I visited York Art Gallery yesterday for the first time in ages, and happened upon a very interesting and intriguingly curated exhibition of the work of ceramicist Gordon Baldwin.
On entering the space, the visitor is confronted, almost overwhelmed, by parallel lines of closely positioned ceramics in the manner of a classical sculpture gallery: à la Chatsworth or the V&A. It seemed at first glance an odd way of displaying the work. The minimalist and modernist form of many of the works would normally, I suspect, have generated a more reverential placing of each item in its own sacred gallery ‘space’.
But the eclectic massing here worked rather well.
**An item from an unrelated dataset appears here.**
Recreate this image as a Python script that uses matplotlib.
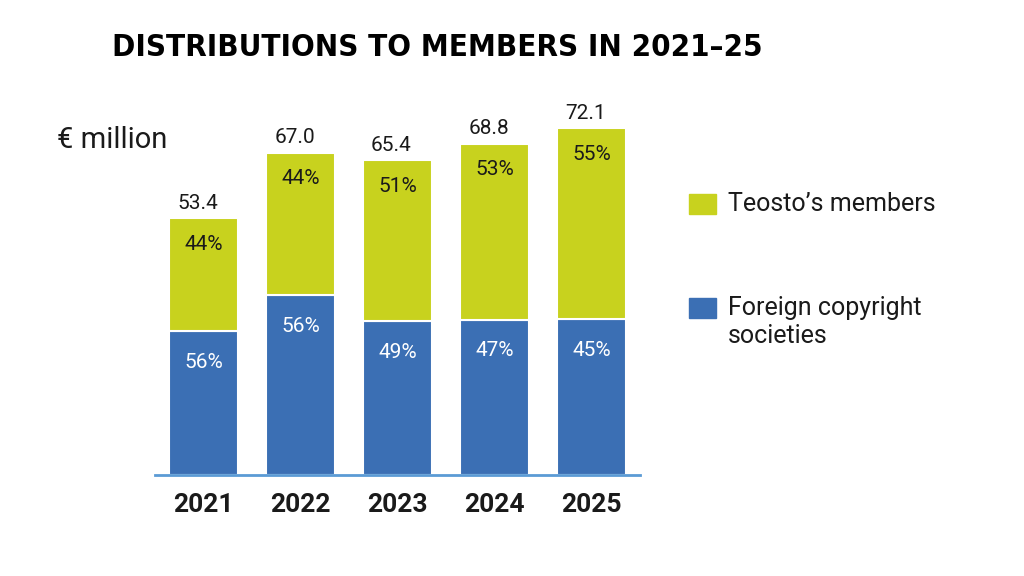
import matplotlib
matplotlib.use("Agg")
import matplotlib.pyplot as plt
from matplotlib.patches import Rectangle

years = ["2021", "2022", "2023", "2024", "2025"]
totals = [53.4, 67.0, 65.4, 68.8, 72.1]
foreign = [29.9, 37.3, 32.0, 32.3, 32.4]
members = [23.5, 29.7, 33.4, 36.5, 39.7]
foreign_pct = ["56%", "56%", "49%", "47%", "45%"]
members_pct = ["44%", "44%", "51%", "53%", "55%"]

LIME = "#C8D21E"
BLUE = "#3B6FB4"
AXIS = "#5B9BD5"
TXT = "#1a1a1a"

plt.rcParams['font.family'] = ['Roboto', 'DejaVu Sans']

fig = plt.figure(figsize=(10.24, 5.76), dpi=100)
ax = fig.add_axes([155/1024, 1 - 475/576, 485/1024, 385/576])

x = list(range(len(years)))
ax.bar(x, foreign, width=0.72, color=BLUE, edgecolor="white", linewidth=1.5)
ax.bar(x, members, width=0.72, bottom=foreign, color=LIME, edgecolor="white", linewidth=1.5)

for i in x:
    ax.annotate(foreign_pct[i], (i, foreign[i]), xytext=(0, -31), textcoords="offset pixels",
                ha="center", va="center", color="white", fontsize=15)
    ax.annotate(members_pct[i], (i, totals[i]), xytext=(0, -26), textcoords="offset pixels",
                ha="center", va="center", color=TXT, fontsize=15)
    ax.annotate(f"{totals[i]:.1f}", (i, totals[i]), xytext=(-6, 15), textcoords="offset pixels",
                ha="center", va="center", color=TXT, fontsize=15)

ax.set_xlim(-0.5, 4.5)
ax.set_ylim(0, 80)
for s in ["top", "right", "left"]:
    ax.spines[s].set_visible(False)
ax.spines["bottom"].set_color(AXIS)
ax.spines["bottom"].set_linewidth(2)
ax.set_yticks([])
ax.set_xticks(x)
ax.set_xticklabels(years, fontsize=19, fontweight="bold", color=TXT)
ax.tick_params(axis="x", length=0, pad=13)

title = fig.text(112/1024, 1 - 47/576, "DISTRIBUTIONS TO MEMBERS IN 2021–25",
                 fontsize=30, fontweight="bold", fontstretch="condensed",
                 family=['DejaVu Sans'], ha="left", va="center", color="black")
# fit title to the reference width (about 648 px)
renderer = fig.canvas.get_renderer()
w = title.get_window_extent(renderer).width
title.set_fontsize(30 * 648 / w)

fig.text(57/1024, 1 - 140/576, "€ million", fontsize=21, ha="left", va="center", color=TXT)

# legend
fig.patches.append(Rectangle((689/1024, 1 - 214/576), 27/1024, 20/576,
                             transform=fig.transFigure, color=LIME))
fig.text(728/1024, 1 - 204/576, "Teosto’s members", fontsize=18, ha="left", va="center", color=TXT)
fig.patches.append(Rectangle((689/1024, 1 - 318/576), 27/1024, 20/576,
                             transform=fig.transFigure, color=BLUE))
fig.text(728/1024, 1 - 322/576, "Foreign copyright\nsocieties", fontsize=18, ha="left", va="center",
         color=TXT, linespacing=1.25)

fig.savefig("out.png", dpi=100, facecolor="white")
There was a sense of moving within a landscape, of experiencing landscape forms, and then when I saw the title of the exhibition was Objects For A Landscape it all made sense. Baldwin uses clay “as a three-dimensional canvas for his imaginative journeys” and he is happy to acknowledge that his pots connote many different ideas and everyone takes a different meaning from them.
I liked the ceramics though I wasn’t gripped by them. I am not familiar with his work, but it seemed to me that the lovely painterly marks on the ceramic surfaces didn’t move me in the way they might have done on paper.
And then I saw his drawings, which I thought were truly wonderful. Perhaps I enjoyed these more because of my own love of drawing: Vessel Form 1987 was very powerful, but the drawing Drawing In August 1981 was even more so. For me.